How many FLOODZONE and PARCEL polys are we talking about?
As for the end result, what if you remove the "GROUP BY hashid" would it give you the output format that you are looking for?
Just as a comparison, have you created a Python script to do the same process and see how long that takes to run?
Thanks for the reply
Its a county. 230k parcels. 7832 floodzones.
The group by parcelid is necessary for LISTAGG to group the results
I have not done in python as I am unaware of an equivalent python capability
I helped develop a tool that did something like the FEMA Changes Since Last Firm (at a previous job) and it would take at least 45 min - 1 hour to run and we did not have that many parcels and/or the calculation of the 15% overlap.
Maybe someone has a trick up their sleeve.
Is there a reason that you have to run it every night?
Can you remove the unshaded X areas and only use the SFHA and X-shaded (0.2%)?
Take two polygon layers, overlay/intersect them, and where they intersect, summarize the attributes of the overlay to a aggregate list if the area of intersection is more than 15% of the source poly.
You have already laid out the overall geoprocessing steps, you just need to script them out. The most expensive step will be the intersection at the start, knowing how long it takes to Intersect—Help | ArcGIS Desktop the two layers will tell you whether it is worth pursuing scripting it out vs using SQL. So, how long does it take?

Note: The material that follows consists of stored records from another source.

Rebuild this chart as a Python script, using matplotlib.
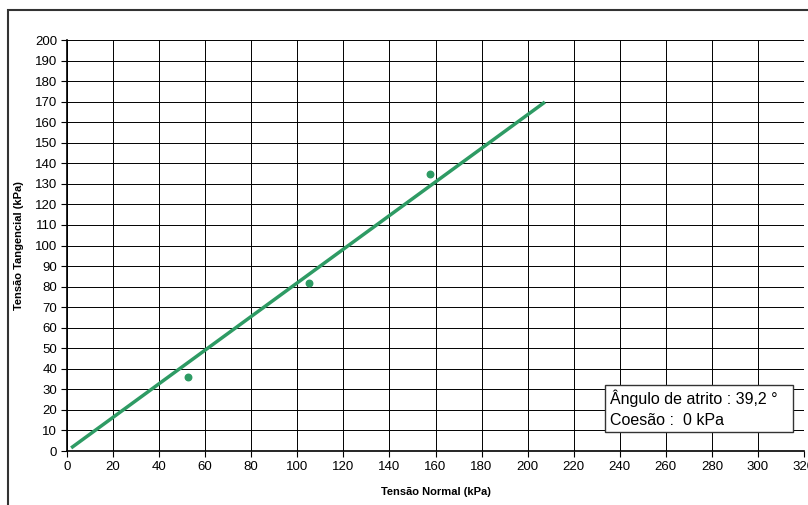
"""Envoltória de resistência ao cisalhamento (ensaio de cisalhamento direto)."""

import matplotlib
matplotlib.use("Agg")
import matplotlib.pyplot as plt
from matplotlib.patches import Rectangle

# Pontos do ensaio
tensao_normal = [52.5, 105.0, 157.5]
tensao_tangencial = [36.0, 81.8, 134.8]

# Reta de ajuste
reta_x = [1.8, 207.5]
reta_y = [1.5, 169.8]

angulo_atrito = "39,2"
coesao = "0"

x_ticks = list(range(0, 321, 20))
y_ticks = list(range(0, 201, 10))

verde = "#2e9b64"

plt.rcParams["font.family"] = ["Liberation Sans", "DejaVu Sans"]

fig = plt.figure(figsize=(8.08, 5.05), dpi=100)
ax = fig.add_axes([67 / 808, 1 - 451 / 505, 737 / 808, 411 / 505])

# Moldura externa da área do gráfico (cortada à direita e embaixo)
fig.patches.append(Rectangle((8 / 808, -0.1), 1.2, 1.1 - 10 / 505,
                             transform=fig.transFigure, fill=False,
                             edgecolor="#333333", linewidth=1.5))

ax.plot(reta_x, reta_y, color=verde, linewidth=2.5, solid_capstyle="butt")
ax.scatter(tensao_normal, tensao_tangencial, color=verde, s=22, zorder=3)

ax.set_xlim(0, 320)
ax.set_ylim(0, 200)
ax.set_xticks(x_ticks)
ax.set_yticks(y_ticks)
ax.tick_params(direction="out", length=4, width=0.8, labelsize=9.5,
               colors="black", pad=3)
ax.grid(True, color="black", linewidth=0.7)
ax.set_axisbelow(True)
for lado in ["top", "right"]:
    ax.spines[lado].set_visible(False)
for lado in ["left", "bottom"]:
    ax.spines[lado].set_linewidth(1.2)

ax.set_xlabel("Tensão Normal (kPa)", fontsize=8, fontweight="bold", labelpad=10)
ax.set_ylabel("Tensão Tangencial (kPa)", fontsize=8, fontweight="bold", labelpad=8)

# Caixa de resultados
ax.add_patch(Rectangle((0.730, 0.046), 0.255, 0.1146, transform=ax.transAxes,
                       facecolor="white", edgecolor="#333333", linewidth=1,
                       zorder=4))
ax.text(0.737, 0.1034,
        f"Ângulo de atrito : {angulo_atrito} °\nCoesão :  {coesao} kPa",
        transform=ax.transAxes, fontsize=11.5, va="center", ha="left",
        linespacing=1.5, zorder=5)

plt.savefig("out.png", dpi=100)
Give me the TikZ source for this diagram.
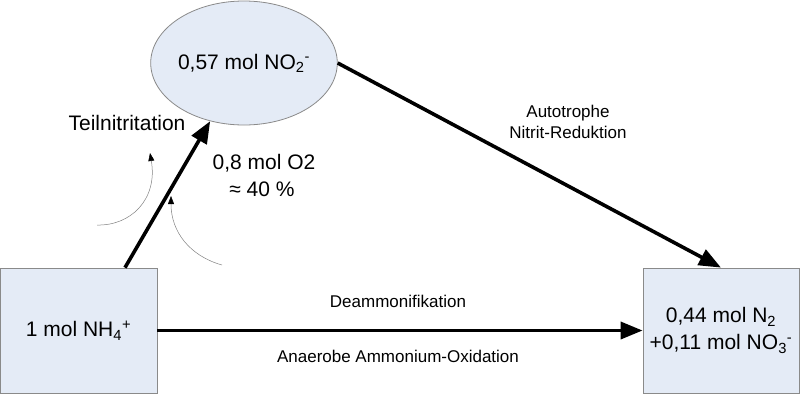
\documentclass[tikz,border=0pt]{standalone}
\usepackage{fontspec}
\setmainfont{Liberation Sans}
\usetikzlibrary{arrows.meta,shapes.geometric}
\definecolor{boxfill}{HTML}{E4EBF6}
\definecolor{boxline}{HTML}{8A8A8A}
\tikzset{
  statebox/.style={draw=boxline, fill=boxfill, line width=0.8pt, inner sep=0pt, align=center,
    font=\fontsize{21}{27}\selectfont},
  flow/.style={line width=3.6pt, -{Triangle[length=22pt,width=17pt]}},
  thin/.style={draw=gray, line width=0.5pt, -{Triangle[length=8pt,width=6pt,color=black,fill=black]}},
  biglabel/.style={font=\fontsize{21}{26}\selectfont, align=center, inner sep=0pt},
  smalllabel/.style={font=\fontsize{17}{21}\selectfont, align=center, inner sep=0pt},
}
\begin{document}
\begin{tikzpicture}[x=1pt,y=-1pt]
\useasboundingbox (0,0) rectangle (800,394);
\node[statebox, rectangle, minimum width=157pt, minimum height=125pt] (lb) at (78.5,330.5)
  {1 mol NH\textsubscript{4}\textsuperscript{+}};
\node[statebox, rectangle, minimum width=156pt, minimum height=125pt] (rb) at (721,330.5)
  {0,44 mol N\textsubscript{2}\\+0,11 mol NO\textsubscript{3}\textsuperscript{-}};
\node[statebox, ellipse, minimum width=154pt, minimum height=124pt] (ell) at (244,63)
  {0,57 mol NO\textsubscript{2}\textsuperscript{-}};

\coordinate (s1) at ([xshift=46.5pt]lb.north);
\draw[flow] (s1) -- (ell);
\draw[flow] (ell.east) -- (rb.north);
\draw[flow] (lb.east) -- (rb.west);

\node[biglabel] (teil) at (127,123) {Teilnitritation};
\node[biglabel] (o2) at (264,163) {0,8 mol O2};
\node[biglabel] (pct) at (262,189) {≈ 40 \%};
\node[smalllabel] (auto) at (568,122) {Autotrophe\\Nitrit-Reduktion};
\node[smalllabel] (deam) at (398,301) {Deammonifikation};
\node[smalllabel] (anae) at (398,356) {Anaerobe Ammonium-Oxidation};

\coordinate (c1s) at (97,225);
\coordinate (c1e) at (150,153);
\coordinate (c2s) at (222,265);
\coordinate (c2e) at (171,196);
\draw[thin] (c1s) .. controls (130,226) and (158,200) .. (c1e);
\draw[thin] (c2s) .. controls (190,256) and (171,232) .. (c2e);
\end{tikzpicture}
\end{document}
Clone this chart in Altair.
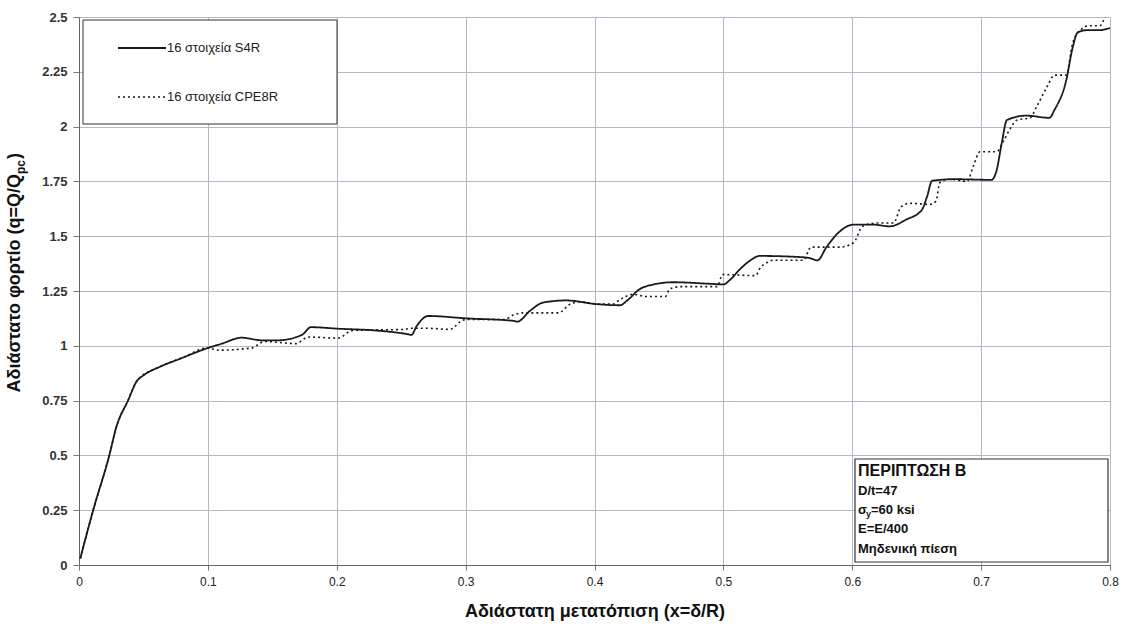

This is just one 30 overlays we need to do. Parcels update nightly from the PAO, so we are trying to update the overlays. Right now we do those once a month, but new parcels do not pick up the overlays until that runs, so we were trying to do it in sync with the parcel updates.
I thought that might be the case. That is a lot of processing to run.
What does the Oracle DB resources look like when the process is running?
Where is the process kicked off from?
Do you put the data into a new feature class?
I have tried to write as little as possible so its actually just a two column table, no shape.
ORACLE is pinned. Linux box is smokin'
Process currently kicked off from TOAD.
That could be part of the reason for the time it takes to complete. Especially if the Linux box is smokin'
Any way to get more resources to that box or move the data to another box that has more resources available, long shot I know?